Hay quienes aseguran, con pruebas, que el cine norteamericano de los años setenta es uno de los principales movimientos de la historia de todas las artes: cineastas como Spielberg, Scorsese, Lucas y De Palma, por decir unos cuantos, cambiaron para siempre el modo en que se comportan tanto el arte como la industria de las películas. Es claro que a la cabeza de semejante desembarco de talentos, como un padrino de tantos cinéfilos convertidos de la noche a la mañana en cineastas, estaba Coppola. Coppola se negó a rendirse al sistema de los estudios, reunió al grupo de los directores irrepetibles e hizo todo lo que estaba a su alcance para que los creadores no terminaran siendo tragados por el negocio.

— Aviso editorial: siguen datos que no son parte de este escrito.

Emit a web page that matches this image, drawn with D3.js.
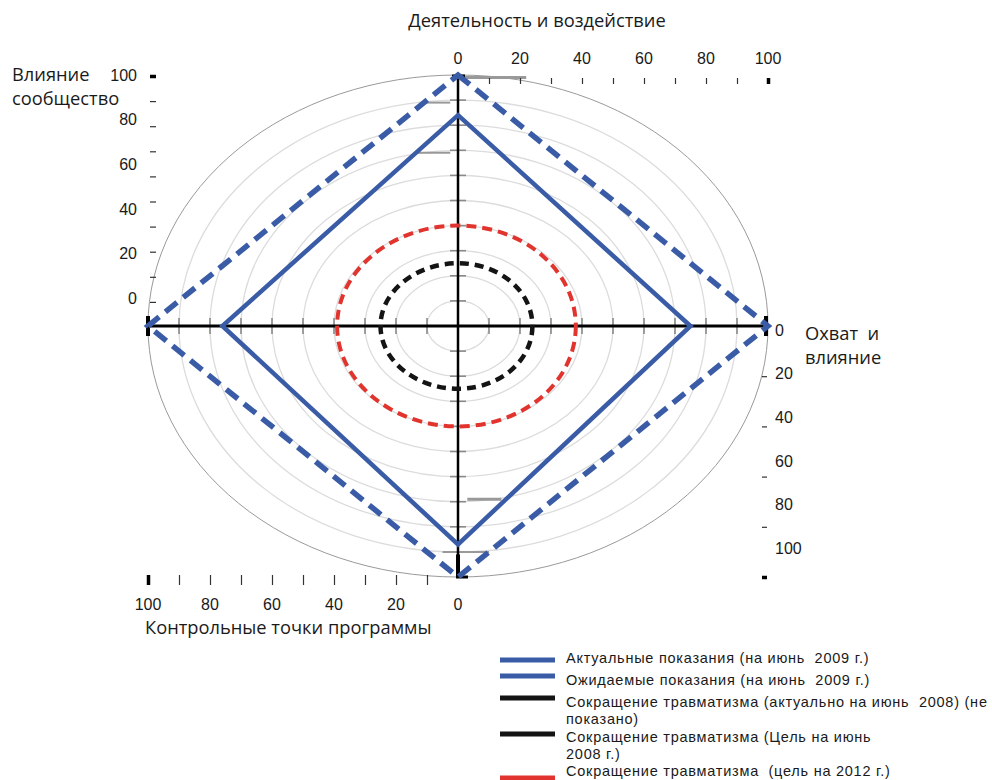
<!DOCTYPE html>
<html><head><meta charset="utf-8">
<script src="https://cdn.jsdelivr.net/npm/d3@7/dist/d3.min.js"></script>
<style>
html,body{margin:0;padding:0;background:#fff;}
svg{display:block;}
text{white-space:pre;}
</style></head>
<body>
<svg id="chart" width="992" height="780"></svg>
<script>
// ---- data ----
const axesNames = ["Деятельность и воздействие", "Охват  и влияние", "Контрольные точки программы", "Влияние сообщество"]; // top, right, bottom, left
const actual2009   = [84, 75, 87, 76];
const expected2009 = [100, 100, 100, 100];
const target2008   = [25, 24, 25, 25];
const target2012   = [40, 38, 40, 39];
const gridLevels   = [10, 20, 30, 40, 50, 60, 70, 80, 90, 100];
const tickValues10 = [0, 10, 20, 30, 40, 50, 60, 70, 80, 90, 100];
const labelValues  = [0, 20, 40, 60, 80, 100];
const rightTicks   = [20, 40, 60, 80, 100];
const legendItems = [
  {label: ["Актуальные показания (на июнь  2009 г.)"], color: "#3a5ca6"},
  {label: ["Ожидаемые показания (на июнь  2009 г.)"], color: "#3a5ca6"},
  {label: ["Сокращение травматизма (актуально на июнь  2008) (не", "показано)"], color: "#141414"},
  {label: ["Сокращение травматизма (Цель на июнь", "2008 г.)"], color: "#141414"},
  {label: ["Сокращение травматизма  (цель на 2012 г.)"], color: "#e2342e"}
];

// ---- layout ----
const svg = d3.select("#chart");
const cx = 458, cy = 326, RX = 310, RY = 251;
const rx = d3.scaleLinear().domain([0, 100]).range([0, RX]);
const ry = d3.scaleLinear().domain([0, 100]).range([0, RY]);
const BLUE = "#3a5ca6", RED = "#e2342e", BLACK = "#141414";

// grid ellipses
svg.append("g").selectAll("ellipse").data(gridLevels).join("ellipse")
  .attr("cx", cx).attr("cy", cy)
  .attr("rx", d => rx(d)).attr("ry", d => ry(d))
  .attr("fill", "none")
  .attr("stroke", d => d === 100 ? "#9a9a9a" : "#dcdcdc")
  .attr("stroke-width", d => d === 100 ? 1 : 1.3);

// point for value on axis i
function pt(v, i) {
  if (i === 0) return [cx, cy - ry(v)];
  if (i === 1) return [cx + rx(v), cy];
  if (i === 2) return [cx, cy + ry(v)];
  return [cx - rx(v), cy];
}

// small grey ticks on central axes
const inner = tickValues10.filter(d => d > 0 && d < 100);
const tg = svg.append("g").attr("stroke", "#8a8a8a").attr("stroke-width", 1.6);
[1, 3].forEach(i => {
  tg.selectAll(null).data(inner).join("line")
    .attr("x1", d => pt(d, i)[0]).attr("x2", d => pt(d, i)[0])
    .attr("y1", cy - 8).attr("y2", cy + 8);
});
[0, 2].forEach(i => {
  tg.selectAll(null).data(inner).join("line")
    .attr("y1", d => pt(d, i)[1]).attr("y2", d => pt(d, i)[1])
    .attr("x1", cx - 8).attr("x2", cx + 8);
});
// stray grey bars along the vertical axis (as in original)
const strayBars = [
  {axis: 0, v: 99, from: 0.2, to: 2.2, w: 3},
  {axis: 0, v: 89, from: -1.1, to: -0.25, w: 2},
  {axis: 0, v: 69, from: -1.3, to: -0.25, w: 2},
  {axis: 2, v: 69, from: 0.3, to: 1.4, w: 3},
  {axis: 2, v: 90, from: -0.5, to: 1.0, w: 2}
];
svg.append("g").selectAll("line").data(strayBars).join("line")
  .attr("x1", d => cx + rx(d.from * 10)).attr("x2", d => cx + rx(d.to * 10))
  .attr("y1", d => pt(d.v, d.axis)[1]).attr("y2", d => pt(d.v, d.axis)[1])
  .attr("stroke", "#999").attr("stroke-width", d => d.w);

// main axes (black)
const ag = svg.append("g").attr("stroke", "#000");
ag.append("line").attr("x1", pt(100, 3)[0]).attr("x2", pt(100, 1)[0]).attr("y1", cy).attr("y2", cy).attr("stroke-width", 3);
ag.append("line").attr("x1", cx).attr("x2", cx).attr("y1", pt(100, 0)[1]).attr("y2", pt(100, 2)[1]).attr("stroke-width", 2.5);
ag.append("line").attr("x1", pt(100, 3)[0]).attr("x2", pt(100, 3)[0]).attr("y1", cy - 10).attr("y2", cy + 10).attr("stroke-width", 4);
ag.append("line").attr("x1", pt(100, 1)[0] - 2).attr("x2", pt(100, 1)[0] - 2).attr("y1", cy - 10).attr("y2", cy + 10).attr("stroke-width", 4);
ag.append("line").attr("x1", cx - 6).attr("x2", cx + 7).attr("y1", pt(100, 0)[1] + 1).attr("y2", pt(100, 0)[1] + 1).attr("stroke-width", 3);
ag.append("line").attr("x1", cx).attr("x2", cx).attr("y1", pt(91, 2)[1]).attr("y2", pt(100, 2)[1]).attr("stroke-width", 4);
ag.append("line").attr("x1", cx - 2).attr("x2", cx + 10).attr("y1", pt(100, 2)[1]).attr("y2", pt(100, 2)[1]).attr("stroke-width", 3);

// series
const lin = d3.line().curve(d3.curveLinearClosed);
const smooth = d3.line().curve(d3.curveCardinalClosed.tension(-0.657));
const series = [
  {values: target2012, gen: smooth, color: RED, width: 4, dash: "10,6"},
  {values: target2008, gen: smooth, color: BLACK, width: 4.5, dash: "9,6"},
  {values: actual2009, gen: lin, color: BLUE, width: 4.5, dash: null},
  {values: expected2009, gen: lin, color: BLUE, width: 5.5, dash: "15,8"}
];
svg.append("g").selectAll("path").data(series).join("path")
  .attr("d", s => s.gen(s.values.map((v, i) => pt(v, i))))
  .attr("fill", "none").attr("stroke", s => s.color)
  .attr("stroke-width", s => s.width)
  .attr("stroke-dasharray", s => s.dash)
  .attr("stroke-linejoin", "miter");

// ---- outer scales ----
const FONT = "'Liberation Sans', Arial, sans-serif";
function styleAxis(g, ends) {
  g.select(".domain").remove();
  g.selectAll(".tick line").attr("stroke", d => d === ends ? "#000" : "#333")
    .attr("stroke-width", d => d === ends ? 3.5 : 1.2);
}
function numLabels(data, xf, yf, anchor) {
  svg.append("g").selectAll("text").data(data).join("text")
    .attr("x", xf).attr("y", yf).attr("dy", "0.36em").attr("text-anchor", anchor)
    .attr("font-family", FONT).attr("font-size", 16).attr("fill", "#1a1a1a").text(d => d);
}
// top
const topScale = d3.scaleLinear().domain([0, 100]).range([cx, cx + RX]);
const gTop = svg.append("g").attr("transform", "translate(0,84)")
  .call(d3.axisTop(topScale).tickValues(tickValues10.filter(d => d > 0)).tickSize(6).tickFormat(() => ""));
styleAxis(gTop, 100);
numLabels(labelValues, d => topScale(d), 58, "middle");
// bottom
const botScale = d3.scaleLinear().domain([0, 100]).range([cx, cx - RX]);
const gBot = svg.append("g").attr("transform", "translate(0,575)")
  .call(d3.axisBottom(botScale).tickValues(tickValues10.filter(d => d > 0)).tickSize(10).tickFormat(() => ""));
styleAxis(gBot, 100);
numLabels(labelValues, d => botScale(d), 604, "middle");
// left
const leftScale = d3.scaleLinear().domain([0, 100]).range([cy + 1, cy + 1 - RY]);
const gLeft = svg.append("g").attr("transform", "translate(156,0)")
  .call(d3.axisLeft(leftScale).tickValues(tickValues10.filter(d => d > 0)).tickSize(6).tickFormat(() => ""));
styleAxis(gLeft, 100);
const leftLabel = d3.scaleLinear().domain([0, 100]).range([298, 75]);
numLabels(labelValues, 137, d => leftLabel(d), "end");
// right
const rightScale = d3.scaleLinear().domain([0, 100]).range([cy, cy + RY]);
const gRight = svg.append("g").attr("transform", "translate(762,0)")
  .call(d3.axisRight(rightScale).tickValues(rightTicks).tickSize(5).tickFormat(() => ""));
styleAxis(gRight, 100);
const rightLabel = d3.scaleLinear().domain([0, 100]).range([330, 548]);
numLabels(labelValues, 775, d => rightLabel(d), "start");

// ---- axis titles ----
const TFONT = "'Open Sans', 'Noto Sans', sans-serif";
function title(x, y, lines, anchor) {
  const t = svg.append("text").attr("x", x).attr("y", y).attr("text-anchor", anchor || "start")
    .attr("font-family", TFONT).attr("font-size", 18.3).attr("fill", "#1a1a1a");
  lines.forEach((l, i) => t.append("tspan").attr("x", x).attr("dy", i ? 24 : 0).text(l));
}
title(537, 27, [axesNames[0]], "middle");
title(805, 340, ["Охват  и", "влияние"]);
title(145, 634, [axesNames[2]]);
title(12, 81, ["Влияние", "сообщество"]);

// ---- legend ----
const lg = svg.append("g");
const swatchY = [660, 676, 698, 734, 778];
const textY   = [663, 685, 707, 742, 776];
legendItems.forEach((it, i) => {
  const g = lg.append("g");
  g.append("rect").attr("x", 500).attr("y", swatchY[i] - 2.5).attr("width", 55).attr("height", 5).attr("fill", it.color);
  const t = g.append("text").attr("x", 566).attr("y", textY[i]).attr("font-family", FONT)
    .attr("font-size", 14.5).attr("letter-spacing", 0.75).attr("fill", "#1a1a1a");
  it.label.forEach((l, j) => t.append("tspan").attr("x", 566).attr("dy", j ? 17 : 0).text(l));
});
</script>
</body></html>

Se quebró un par de veces. Pero siempre supo volver al cine. El año pasado –a los 85– estrenó una superproducción de más de cien millones de presupuesto, la osada Megalópolis, que él mismo financió con las ganancias de sus demás actividades comerciales.
La ceremonia del premio del AFI dejó claro su legado: al final del evento, luego de los conmovedores testimonios de sus amigos y sus colaboradores, no solo Lucas lo llamó su héroe, sino que Spielberg declaró a El Padrino como la mejor película americana de todos los tiempos. Fue una reivindicación justo a tiempo.